In hunting, whether on the prairie or in the deep woods, a man ought to pay great heed to his surroundings, so as not to get lost. To an old hand, getting lost is not so very serious; because, if he has his rifle and some matches, and does not lose his head, the worst that can happen to him is having to suffer some temporary discomfort. But a novice is in imminent danger of losing his wits, and therefore his life. To a man totally unaccustomed to it the sense of utter loneliness is absolutely appalling: the feeling of being lost in the wilderness seems to drive him into a state of panic terror that is frightful to behold, and that in the end renders him bereft of reason. When he realizes that he is lost he often will begin to travel very fast, and finally run until he falls exhausted—only to rise again and repeat the process when he has recovered his strength. If not found in three or four days, he is very apt to become crazy; he will then flee from the rescuers, and must be pursued and captured as if he were a wild animal.

Since 1884, when I went to the Big Horn Mountains, I have killed no grizzlies. There are some still left in our neighborhood, but they are very shy, and live in such inaccessible places, that, though I have twice devoted several days solely to hunting them, I was unsuccessful each time. A year ago, however, two cowboys found a bear in the open, and after the expenditure of a great number of cartridges killed it with their revolvers, the bear charging gamely to the last.

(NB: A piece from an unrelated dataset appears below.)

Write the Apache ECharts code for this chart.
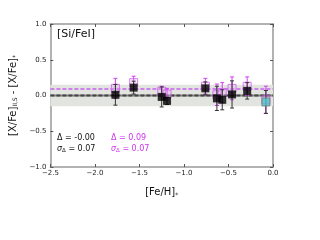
<!DOCTYPE html>
<html><head><meta charset="utf-8">
<script src="https://cdn.jsdelivr.net/npm/echarts@6/dist/echarts.min.js"></script>
<style>html,body{margin:0;padding:0;background:#fff}#c{width:320px;height:240px}</style>
</head><body><div id="c"></div>
<script>
var feh = [-1.77, -1.565, -1.25, -1.19, -0.76, -0.63, -0.57, -0.46, -0.29, -0.08];
var dBlack = [0.01, 0.11, -0.02, -0.075, 0.10, -0.04, -0.06, 0.015, 0.065, -0.09];
var eBlack = [0.145, 0.09, 0.14, 0.05, 0.09, 0.17, 0.14, 0.19, 0.115, 0.16];
var dMag = [0.10, 0.18, 0.06, 0.02, 0.13, 0.01, 0.04, 0.10, 0.13, -0.06];
var eMag = [0.14, 0.09, 0.07, 0.08, 0.11, 0.15, 0.14, 0.16, 0.13, 0.19];
var cyanIndex = [9];
var xTicks = [-2.5, -2.0, -1.5, -1.0, -0.5, 0.0];
var yTicks = [-1.0, -0.5, 0.0, 0.5, 1.0];
var bandHalf = 0.15;
var meanBlack = 0.00, meanMag = 0.09;

var FONT = 'DejaVu Sans';
var xMin = xTicks[0], xMax = xTicks[xTicks.length-1];
var blackPts = [], cyanPts = [], magPts = [], blackErr = [], magErr = [];
for (var i = 0; i < feh.length; i++) {
  if (cyanIndex.indexOf(i) >= 0) cyanPts.push([feh[i], dBlack[i]]); else blackPts.push([feh[i], dBlack[i]]);
  magPts.push([feh[i], dMag[i]]);
  blackErr.push([feh[i], dBlack[i] - eBlack[i], dBlack[i] + eBlack[i]]);
  magErr.push([feh[i], dMag[i] - eMag[i], dMag[i] + eMag[i]]);
}
function errRender(color) {
  return function (params, api) {
    var x = api.value(0);
    var a = api.coord([x, api.value(1)]), b = api.coord([x, api.value(2)]);
    var st = {stroke: color, lineWidth: 1};
    return {type: 'group', children: [
      {type: 'line', shape: {x1: a[0], y1: a[1], x2: b[0], y2: b[1]}, style: st},
      {type: 'line', shape: {x1: a[0]-2, y1: a[1], x2: a[0]+2, y2: a[1]}, style: st},
      {type: 'line', shape: {x1: b[0]-2, y1: b[1], x2: b[0]+2, y2: b[1]}, style: st}
    ]};
  };
}
function fmt(v) { return (v < 0 ? '\u2212' : '') + Math.abs(v).toFixed(1); }
var axLine = {onZero: false, lineStyle: {color: '#999', width: 1.5}};
var tick = {inside: true, length: 3, lineStyle: {color: '#555'}};
var chart = echarts.init(document.getElementById('c'));
chart.setOption({
  animation: false,
  grid: {left: 48, right: 47, top: 24, bottom: 73},
  xAxis: [
    {type: 'value', min: xMin, max: xMax, interval: 0.5, position: 'bottom',
     axisLine: axLine, axisTick: tick, splitLine: {show: false},
     axisLabel: {formatter: fmt, fontSize: 7, color: '#222', fontFamily: FONT, margin: 3},
     name: '[Fe/H]{s|*}', nameLocation: 'middle', nameGap: 20,
     nameTextStyle: {fontSize: 10, fontFamily: FONT, color: '#111', rich: {s: {fontSize: 6, padding: [5,0,0,0], fontFamily: FONT}}}},
    {type: 'value', min: xMin, max: xMax, interval: 0.5, position: 'top',
     axisLine: axLine, axisTick: tick, axisLabel: {show: false}, splitLine: {show: false}}
  ],
  yAxis: [
    {type: 'value', min: yTicks[0], max: yTicks[yTicks.length-1], interval: 0.5, position: 'left',
     axisLine: axLine, axisTick: tick, splitLine: {show: false},
     axisLabel: {formatter: fmt, fontSize: 7, color: '#222', fontFamily: FONT, margin: 4},
     name: '[X/Fe]{s|II,S} - [X/Fe]{s|*}', nameLocation: 'middle', nameGap: 20, nameRotate: 90,
     nameTextStyle: {fontSize: 10, fontFamily: FONT, color: '#111', rich: {s: {fontSize: 6, fontFamily: FONT, padding: [5,0,0,0]}}}},
    {type: 'value', min: yTicks[0], max: yTicks[yTicks.length-1], interval: 0.5, position: 'right',
     axisLine: axLine, axisTick: tick, axisLabel: {show: false}, splitLine: {show: false}}
  ],
  series: [
    {type: 'line', data: [], silent: true, z: 1,
     markArea: {silent: true, itemStyle: {color: '#e2e4df'},
       data: [[{yAxis: -bandHalf}, {yAxis: bandHalf}]]}},
    {type: 'line', data: [[xMin, meanBlack], [xMax, meanBlack]], silent: true, z: 2, symbol: 'none',
     lineStyle: {color: '#888', width: 2}},
    {type: 'line', data: [[xMin, meanBlack], [xMax, meanBlack]], silent: true, z: 2, symbol: 'none',
     lineStyle: {color: '#444', width: 2, type: [4, 2]}},
    {type: 'line', data: [[xMin, meanMag], [xMax, meanMag]], silent: true, z: 2, symbol: 'none',
     lineStyle: {color: '#c860ee', width: 1.5, type: [4, 2]}},
    {type: 'custom', data: magErr, renderItem: errRender('#d040f0'), z: 3},
    {type: 'scatter', data: magPts, symbol: 'rect', symbolSize: 8, z: 4,
     itemStyle: {color: 'rgba(235,170,245,0.35)', borderColor: '#d060f0', borderWidth: 1}},
    {type: 'custom', data: blackErr, renderItem: errRender('#333'), z: 5},
    {type: 'scatter', data: blackPts, symbol: 'rect', symbolSize: 8, z: 6, itemStyle: {color: '#000'}},
    {type: 'scatter', data: cyanPts, symbol: 'rect', symbolSize: 8, z: 6,
     itemStyle: {color: '#4cc3c8', borderColor: '#777', borderWidth: 1}}
  ],
  graphic: [
    {type: 'text', left: 57, top: 29, style: {text: '[Si/FeI]', fontSize: 11, fontFamily: FONT, fill: '#111'}},
    {type: 'text', left: 57, top: 134, style: {text: '\u0394 = -0.00', fontSize: 8, fontFamily: FONT, fill: '#111'}},
    {type: 'text', left: 57, top: 145, style: {text: '{i|\u03c3}{s|\u0394} = 0.07', fontSize: 8, fontFamily: FONT, fill: '#111',
      rich: {i: {fontStyle: 'italic', fontSize: 8, fontFamily: FONT}, s: {fontSize: 5.5, padding: [4,0,0,0], fontFamily: FONT}}}},
    {type: 'text', left: 111, top: 134, style: {text: '\u0394 = 0.09', fontSize: 8, fontFamily: FONT, fill: '#cc33ee'}},
    {type: 'text', left: 111, top: 145, style: {text: '{i|\u03c3}{s|\u0394} = 0.07', fontSize: 8, fontFamily: FONT, fill: '#cc33ee',
      rich: {i: {fontStyle: 'italic', fontSize: 8, fontFamily: FONT, color: '#cc33ee'}, s: {fontSize: 5.5, padding: [4,0,0,0], fontFamily: FONT, color: '#cc33ee'}}}}
  ]
});
</script></body></html>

But this feat sinks into insignificance when compared with the deed of General W. H. Jackson, of Bellemeade, Tennessee, who is probably the only man living who ever, single-handed, killed a grizzly bear with a cavalry saber. It was many years ago, when he was a young officer in the United States service. He was with a column of eight companies of mounted infantry under the command of Colonel Andrew Porter, when by accident a bear was roused and lumbered off in front of them. Putting spurs to his thoroughbred, he followed the bear, and killed it with the saber, in sight of the whole command.